Trust rides high on stock market surge
Shetland Charitable Trust (SCT) earned £130 million more than expected during the last financial year, propelling its overall value to £458m.
The dramatic growth during 2020/21 stemmed from what the trust described as “an extraordinary period” for world equity markets which saw fortunes tumbling in the early months of the Covid-19 pandemic before recovering and surging to near all-time highs.
SCT was banking on a return of £18.4m for the year. Its investments actually generated £148.2m – a return of 50 per cent driven by the success of its biggest fund manager Baillie Gifford.
At their virtual meeting on Thursday, trustees heard that growth had been strongest in the United States and Japan with particular success for technology firms and those in the digital sector.
SCT chair Dr Andrew Cooper said: “To add nearly £150m to the trust in one year is outstanding by any yardstick. We are always conscious that it’s the longer-term return that matters and fortunes can dip just as quickly.

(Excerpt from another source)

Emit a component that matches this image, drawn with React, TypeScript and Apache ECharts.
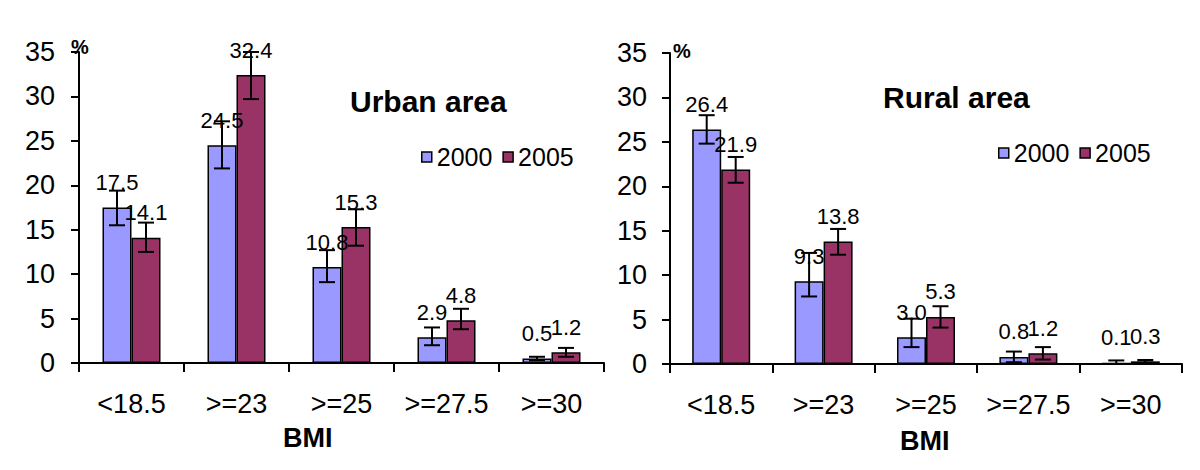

But it’s reassuring for the community’s future that we have strong reserves in place to cope with the social challenges of uncertain times ahead.”
It is just two years since the trust climbed back to financial sustainability, having steered its reserves above £300m in 2019 for the first time since 2000. In 2008/09 they had dropped to £150m due to overspending and a downturn in markets at the end of 2008.

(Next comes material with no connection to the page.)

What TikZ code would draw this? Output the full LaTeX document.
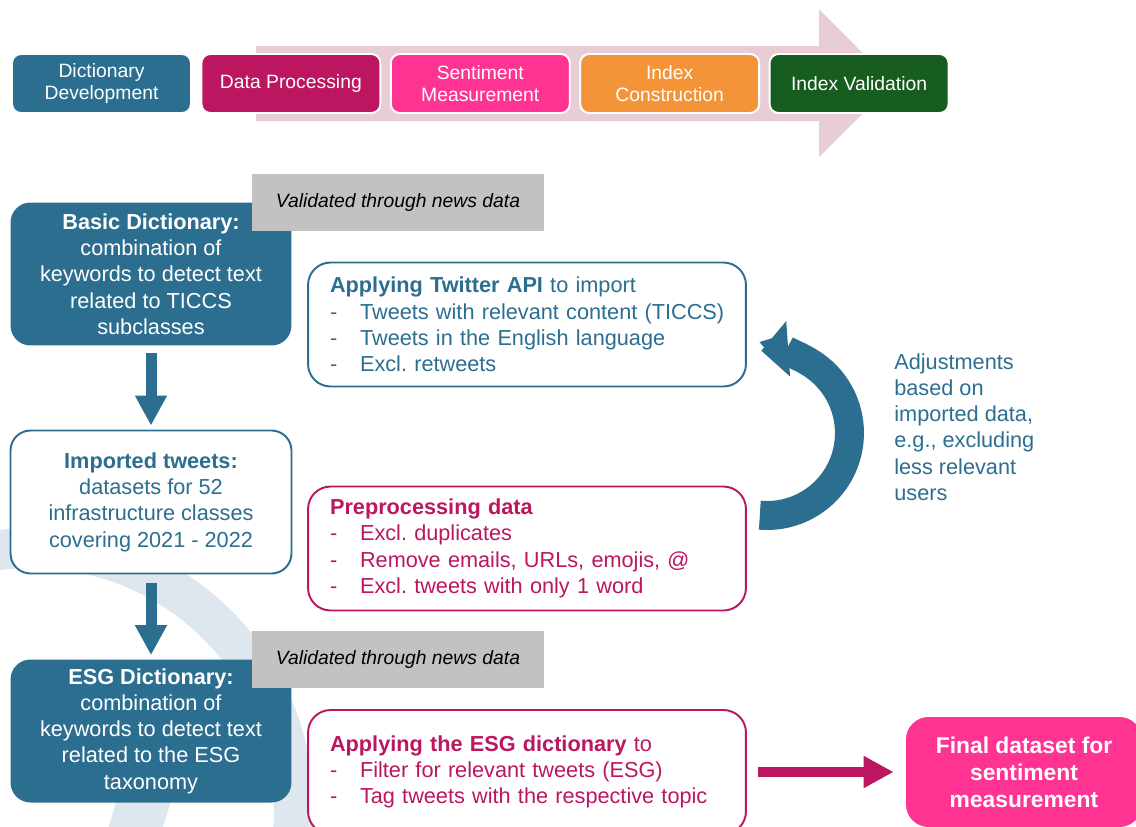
\documentclass[tikz,border=0pt]{standalone}
\usepackage{fontspec}
\setmainfont{Liberation Sans}
\usetikzlibrary{positioning,arrows.meta}

\definecolor{dictblue}{HTML}{2C6E8F}
\definecolor{procred}{HTML}{BC1660}
\definecolor{sentpink}{HTML}{FF3392}
\definecolor{idxorange}{HTML}{F49439}
\definecolor{valgreen}{HTML}{175D20}
\definecolor{notegray}{HTML}{C1C2C1}
\definecolor{bandpink}{HTML}{E8CED4}
\definecolor{markblue}{HTML}{DFE7EE}

\frenchspacing
\newcommand{\dashitem}[1]{\mbox{\makebox[0.6cm][l]{-}#1}}

\begin{document}
\begin{tikzpicture}[x=0.02cm, y=0.02cm, font=\fontsize{12.35}{14.95}\selectfont,
		stage/.style={draw=white, line width=1.1pt, rounded corners=0.18cm, minimum width=3.58cm, minimum height=1.18cm, inner sep=0pt, text=white, align=center, font=\fontsize{11}{12.6}\selectfont},
		dictbox/.style={rounded corners=0.4cm, minimum width=5.62cm, minimum height=2.86cm, inner sep=0pt, align=center},
		stepbox/.style={draw, line width=1.1pt, fill=white, rounded corners=0.45cm, text width=7.88cm, inner xsep=0.44cm, inner ysep=0pt, minimum height=2.48cm, align=left},
		newsnote/.style={fill=notegray, minimum width=5.84cm, minimum height=1.14cm, inner sep=0pt, font=\fontsize{11}{13}\selectfont\itshape},
		blockarrow/.style={line width=0.22cm, -{Triangle[width=0.6cm,length=0.6cm]}}]
	\useasboundingbox (0,0) rectangle (1136,-826);
	\clip (0,0) rectangle (1136,-826);
	
	% Faint logo arcs in the background
	\draw[markblue, line width=0.8cm] (32,-810) ++(105:5.24cm) arc[start angle=105, end angle=-12, radius=5.24cm];
	\fill[markblue] (108,-830) -- (117,-798) -- (172,-798) -- (162,-830) -- cycle;
	
	% Process band behind the stages
	\fill[bandpink] (256,-46) -- (819,-46) -- (819,-9) -- (893,-83.5) -- (819,-157) -- (819,-121) -- (256,-121) -- cycle;
	
	% Stages
	\node[stage, fill=dictblue] (dictdev) at (101.5,-83.5) {Dictionary\\Development};
	\node[stage, fill=procred, right=0.17cm of dictdev] (dataproc) {Data Processing};
	\node[stage, fill=sentpink, right=0.17cm of dataproc] (sentmeas) {Sentiment\\Measurement};
	\node[stage, fill=idxorange, right=0.17cm of sentmeas] (indexcon) {Index\\Construction};
	\node[stage, fill=valgreen, right=0.17cm of indexcon] (indexval) {Index Validation};
	
	% Dictionaries and imported tweets
	\node[dictbox, fill=dictblue, text=white] (basicdict) at (151,-274) {\textbf{Basic Dictionary:}\\combination of\\keywords to detect text\\related to TICCS\\subclasses};
	\node[dictbox, draw=dictblue, line width=1.1pt, fill=white, text=dictblue] (imported) at (151,-502) {\textbf{Imported tweets:}\\datasets for 52\\infrastructure classes\\covering 2021 - 2022};
	\node[dictbox, fill=dictblue, text=white] (esgdict) at (151,-731) {\textbf{ESG Dictionary:}\\combination of\\keywords to detect text\\related to the ESG\\taxonomy};
	
	\node[newsnote] (newsbasic) at (398,-202.5) {Validated through news data};
	\node[newsnote] (newsesg) at (398,-659.5) {Validated through news data};
	
	\draw[blockarrow, dictblue] ([yshift=-0.14cm]basicdict.south) -- ([yshift=0.08cm]imported.north);
	\draw[blockarrow, dictblue] ([yshift=-0.18cm]imported.south) -- ([yshift=0.08cm]esgdict.north);
	
	% Processing steps
	\node[stepbox, draw=dictblue, text=dictblue] (twitterapi) at (527,-324.5) {\textbf{Applying Twitter API} to import\\\dashitem{Tweets with relevant content (TICCS)}\\\dashitem{Tweets in the English language}\\\dashitem{Excl. retweets}};
	\node[stepbox, draw=procred, text=procred] (preproc) at (527,-548.5) {\textbf{Preprocessing data}\\\dashitem{Excl. duplicates}\\\dashitem{Remove emails, URLs, emojis, @}\\\dashitem{Excl. tweets with only 1 word}};
	\node[stepbox, draw=procred, text=procred] (esgapply) at (527,-772) {\textbf{Applying the ESG dictionary} to\\\dashitem{Filter for relevant tweets (ESG)}\\\dashitem{Tag tweets with the respective topic}};
	
	\node[fill=sentpink, rounded corners=0.45cm, minimum width=4.72cm, minimum height=2.2cm, inner sep=0pt, align=center, text=white, font=\fontsize{13}{15.3}\selectfont\bfseries] (finaldata) at (1024,-772) {Final dataset for\\sentiment\\measurement};
	\draw[procred, line width=0.2cm, -{Triangle[width=0.6cm,length=0.6cm]}] ([xshift=0.22cm]esgapply.east) -- ([xshift=-0.24cm]finaldata.west);
	
	% Feedback loop
	\draw[dictblue, line width=0.58cm, -{Triangle[width=1.08cm,length=0.54cm]}] (767,-433) ++(-95:1.65cm) arc[start angle=-95, end angle=94, radius=1.65cm];
	\node[anchor=west, align=left, inner sep=0pt, text=dictblue] (adjust) at (894,-427) {Adjustments\\based on\\imported data,\\e.g., excluding\\less relevant\\users};
\end{tikzpicture}
\end{document}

In the 2021/22 financial year, the trust has increased its spending to £12m, including an extra £1m for its main grant scheme supporting 26 organisations, more than a dozen of them for the first time. It also introduced a new small grants scheme.
The main beneficiaries of SCT spending are islanders who use Shetland’s care homes, leisure centres, arts venues, museums and heritage services or who get help from many of the voluntary services provided by local charities.

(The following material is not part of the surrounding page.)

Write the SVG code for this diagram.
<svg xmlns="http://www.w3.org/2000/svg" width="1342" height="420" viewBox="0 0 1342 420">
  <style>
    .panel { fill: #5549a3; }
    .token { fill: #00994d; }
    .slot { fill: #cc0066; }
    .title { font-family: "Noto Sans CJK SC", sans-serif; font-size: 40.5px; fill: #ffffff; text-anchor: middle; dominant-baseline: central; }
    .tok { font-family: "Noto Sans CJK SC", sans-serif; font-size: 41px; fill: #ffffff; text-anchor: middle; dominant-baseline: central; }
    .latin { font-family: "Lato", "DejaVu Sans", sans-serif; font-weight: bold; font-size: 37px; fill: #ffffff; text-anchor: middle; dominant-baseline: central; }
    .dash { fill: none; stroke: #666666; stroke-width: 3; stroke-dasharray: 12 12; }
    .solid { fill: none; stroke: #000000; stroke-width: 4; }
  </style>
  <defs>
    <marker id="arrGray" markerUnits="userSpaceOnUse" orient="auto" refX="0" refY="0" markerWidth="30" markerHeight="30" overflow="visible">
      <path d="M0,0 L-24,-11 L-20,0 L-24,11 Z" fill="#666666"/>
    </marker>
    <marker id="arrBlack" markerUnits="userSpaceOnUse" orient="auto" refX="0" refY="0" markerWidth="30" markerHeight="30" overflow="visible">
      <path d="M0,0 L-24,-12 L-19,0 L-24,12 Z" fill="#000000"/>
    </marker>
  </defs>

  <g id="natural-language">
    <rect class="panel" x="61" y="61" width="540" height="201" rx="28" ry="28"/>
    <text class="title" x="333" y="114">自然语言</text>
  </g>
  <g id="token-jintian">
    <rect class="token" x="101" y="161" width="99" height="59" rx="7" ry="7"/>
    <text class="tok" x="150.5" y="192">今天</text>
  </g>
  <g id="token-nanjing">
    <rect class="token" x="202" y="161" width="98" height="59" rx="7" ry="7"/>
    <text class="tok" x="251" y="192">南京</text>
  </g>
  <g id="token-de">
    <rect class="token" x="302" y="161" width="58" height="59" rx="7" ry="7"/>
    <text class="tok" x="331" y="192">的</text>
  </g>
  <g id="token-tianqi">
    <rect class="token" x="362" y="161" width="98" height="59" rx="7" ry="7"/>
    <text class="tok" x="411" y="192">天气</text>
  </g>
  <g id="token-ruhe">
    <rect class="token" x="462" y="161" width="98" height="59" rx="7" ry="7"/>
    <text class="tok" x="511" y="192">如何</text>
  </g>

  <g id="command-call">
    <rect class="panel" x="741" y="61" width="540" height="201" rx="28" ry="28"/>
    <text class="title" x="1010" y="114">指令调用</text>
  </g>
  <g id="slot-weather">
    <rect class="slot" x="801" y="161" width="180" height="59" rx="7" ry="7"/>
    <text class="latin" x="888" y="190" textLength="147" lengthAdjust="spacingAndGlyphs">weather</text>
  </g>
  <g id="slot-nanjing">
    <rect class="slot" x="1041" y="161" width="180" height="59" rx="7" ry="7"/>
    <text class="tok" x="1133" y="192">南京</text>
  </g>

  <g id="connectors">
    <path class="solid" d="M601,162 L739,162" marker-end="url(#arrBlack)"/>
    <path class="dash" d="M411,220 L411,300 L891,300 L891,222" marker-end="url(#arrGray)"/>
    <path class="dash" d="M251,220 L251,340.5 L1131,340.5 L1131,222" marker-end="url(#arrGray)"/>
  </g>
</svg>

Last year SCT was also able to pay out an extra £500,000 towards the MRI Scanner Appeal and to put in place a £1.3m safety net for local charitable organisations hit by a slump in trade during lockdowns.
SCT started out in 1976 with a pot of £81m from oil revenues and has since spent around £340m on community services. The focus continues to be on supporting people in need, especially the elderly, children and young people, as well as seeking to enhance Shetland’s environment.